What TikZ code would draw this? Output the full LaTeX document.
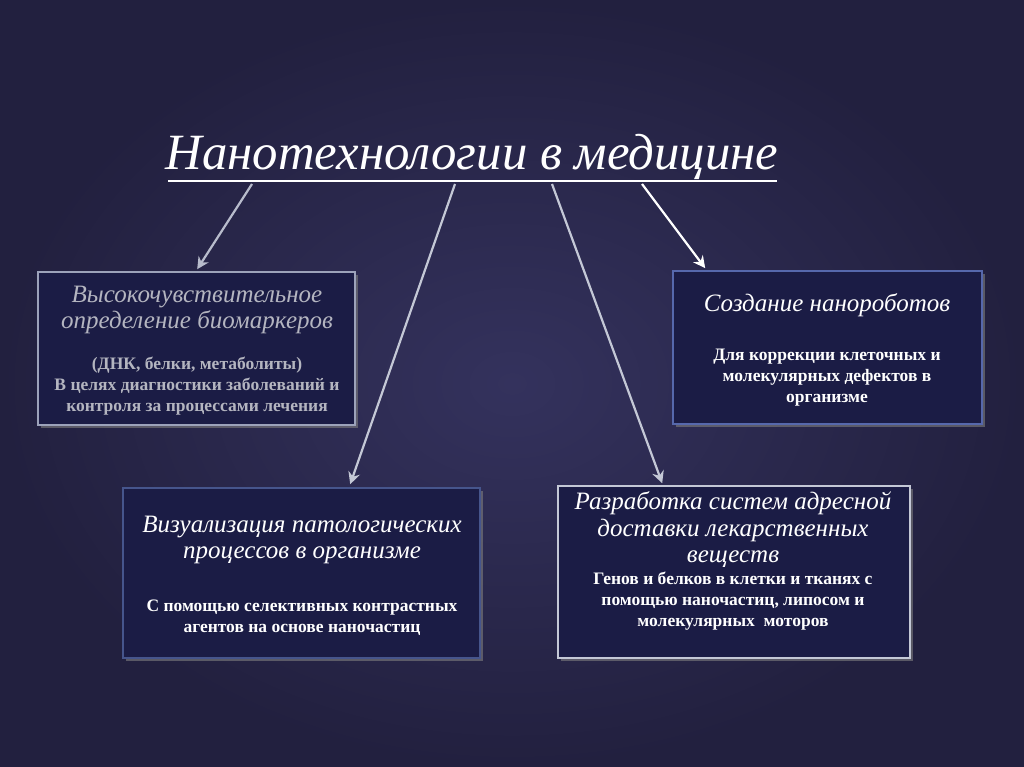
\documentclass[tikz,border=0pt]{standalone}
\usepackage{fontspec}
\setmainfont{Liberation Serif}
\usetikzlibrary{shadows,arrows.meta,calc}
\definecolor{bgin}{HTML}{34325D}
\definecolor{bgout}{HTML}{22203F}
\definecolor{boxfill}{HTML}{1B1C45}
\definecolor{grayline}{HTML}{9CA2BA}
\definecolor{blueline}{HTML}{5668AC}
\definecolor{dimblue}{HTML}{46558C}
\definecolor{lightline}{HTML}{C4C8D6}
\definecolor{dimtext}{HTML}{B4B5C0}
\definecolor{arrgray}{HTML}{B8BCCC}
\begin{document}
\begin{tikzpicture}[x=1pt,y=-1pt,
  panel/.style={draw, line width=1.6pt, fill=boxfill, inner sep=0pt,
    drop shadow={shadow xshift=3pt, shadow yshift=-3pt, opacity=0.6}},
  headtxt/.style={align=center, text=white, font=\fontsize{25}{26.5}\selectfont\itshape, inner sep=0pt},
  bodytxt/.style={align=center, text=white, font=\fontsize{17.5}{21}\selectfont\bfseries, inner sep=0pt},
  arr/.style={line width=2.2pt, -{Stealth[length=12pt, width=12pt, inset=4pt]}}]
\useasboundingbox (0,0) rectangle (1024,767);
\shade[inner color=bgin, outer color=bgout] (0,0) rectangle (1024,767);

% title
\node[font=\fontsize{50.8}{56}\selectfont\itshape, text=white, inner sep=0pt] (title) at (472,157) {Нанотехнологии в медицине};
\draw[white, line width=2pt] (168,181) -- (777,181);

% boxes
\node[panel, draw=grayline, minimum width=317pt, minimum height=153pt] (box1) at (196.5,348.5) {};
\node[panel, draw=blueline, minimum width=309pt, minimum height=153pt] (box2) at (827.5,347.5) {};
\node[panel, draw=dimblue, minimum width=357pt, minimum height=170pt] (box3) at (301.5,573) {};
\node[panel, draw=lightline, minimum width=352pt, minimum height=172pt] (box4) at (734,572) {};

% box 1 text
\node[headtxt, text=dimtext] (h1) at (197,310) {Высокочувствительное\\определение биомаркеров};
\node[bodytxt, text=dimtext] (t1) at (197,386) {(ДНК, белки, метаболиты)\\В целях диагностики заболеваний и\\контроля за процессами лечения};

% box 2 text
\node[headtxt] (h2) at (827,305) {Создание нанороботов};
\node[bodytxt] (t2) at (827,378) {Для коррекции клеточных и\\молекулярных дефектов в\\организме};

% box 3 text
\node[headtxt] (h3) at (302,540) {Визуализация патологических\\процессов в организме};
\node[bodytxt] (t3) at (302,618) {С помощью селективных контрастных\\агентов на основе наночастиц};

% box 4 text
\node[headtxt] (h4) at (733,530) {Разработка систем адресной\\доставки лекарственных\\веществ};
\node[bodytxt] (t4) at (733,601) {Генов и белков в клетки и тканях с\\помощью наночастиц, липосом и\\молекулярных~~моторов};

% arrows
\coordinate (s1) at (252,184);
\coordinate (s2) at (455,184);
\coordinate (s3) at (552,184);
\coordinate (s4) at (642,184);
\draw[arr, arrgray] (s1) -- ($(box1.north west)+(160,-2)$);
\draw[arr, lightline] (s2) -- ($(box3.north west)+(228,-3)$);
\draw[arr, lightline] (s3) -- ($(box4.north west)+(105,-2)$);
\draw[arr, white] (s4) -- ($(box2.north west)+(33,-2)$);
\end{tikzpicture}
\end{document}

Problem requirements — Write out the listing above exactly as it stands, pictures excluded.

Reply to the exercise —
What TikZ code would draw this? Output the full LaTeX document.
\documentclass[tikz,border=0pt]{standalone}
\usepackage{fontspec}
\setmainfont{Liberation Serif}
\usetikzlibrary{shadows,arrows.meta,calc}
\definecolor{bgin}{HTML}{34325D}
\definecolor{bgout}{HTML}{22203F}
\definecolor{boxfill}{HTML}{1B1C45}
\definecolor{grayline}{HTML}{9CA2BA}
\definecolor{blueline}{HTML}{5668AC}
\definecolor{dimblue}{HTML}{46558C}
\definecolor{lightline}{HTML}{C4C8D6}
\definecolor{dimtext}{HTML}{B4B5C0}
\definecolor{arrgray}{HTML}{B8BCCC}
\begin{document}
\begin{tikzpicture}[x=1pt,y=-1pt,
  panel/.style={draw, line width=1.6pt, fill=boxfill, inner sep=0pt,
    drop shadow={shadow xshift=3pt, shadow yshift=-3pt, opacity=0.6}},
  headtxt/.style={align=center, text=white, font=\fontsize{25}{26.5}\selectfont\itshape, inner sep=0pt},
  bodytxt/.style={align=center, text=white, font=\fontsize{17.5}{21}\selectfont\bfseries, inner sep=0pt},
  arr/.style={line width=2.2pt, -{Stealth[length=12pt, width=12pt, inset=4pt]}}]
\useasboundingbox (0,0) rectangle (1024,767);
\shade[inner color=bgin, outer color=bgout] (0,0) rectangle (1024,767);

% title
\node[font=\fontsize{50.8}{56}\selectfont\itshape, text=white, inner sep=0pt] (title) at (472,157) {Нанотехнологии в медицине};
\draw[white, line width=2pt] (168,181) -- (777,181);

% boxes
\node[panel, draw=grayline, minimum width=317pt, minimum height=153pt] (box1) at (196.5,348.5) {};
\node[panel, draw=blueline, minimum width=309pt, minimum height=153pt] (box2) at (827.5,347.5) {};
\node[panel, draw=dimblue, minimum width=357pt, minimum height=170pt] (box3) at (301.5,573) {};
\node[panel, draw=lightline, minimum width=352pt, minimum height=172pt] (box4) at (734,572) {};

% box 1 text
\node[headtxt, text=dimtext] (h1) at (197,310) {Высокочувствительное\\определение биомаркеров};
\node[bodytxt, text=dimtext] (t1) at (197,386) {(ДНК, белки, метаболиты)\\В целях диагностики заболеваний и\\контроля за процессами лечения};

% box 2 text
\node[headtxt] (h2) at (827,305) {Создание нанороботов};
\node[bodytxt] (t2) at (827,378) {Для коррекции клеточных и\\молекулярных дефектов в\\организме};

% box 3 text
\node[headtxt] (h3) at (302,540) {Визуализация патологических\\процессов в организме};
\node[bodytxt] (t3) at (302,618) {С помощью селективных контрастных\\агентов на основе наночастиц};

% box 4 text
\node[headtxt] (h4) at (733,530) {Разработка систем адресной\\доставки лекарственных\\веществ};
\node[bodytxt] (t4) at (733,601) {Генов и белков в клетки и тканях с\\помощью наночастиц, липосом и\\молекулярных~~моторов};

% arrows
\coordinate (s1) at (252,184);
\coordinate (s2) at (455,184);
\coordinate (s3) at (552,184);
\coordinate (s4) at (642,184);
\draw[arr, arrgray] (s1) -- ($(box1.north west)+(160,-2)$);
\draw[arr, lightline] (s2) -- ($(box3.north west)+(228,-3)$);
\draw[arr, lightline] (s3) -- ($(box4.north west)+(105,-2)$);
\draw[arr, white] (s4) -- ($(box2.north west)+(33,-2)$);
\end{tikzpicture}
\end{document}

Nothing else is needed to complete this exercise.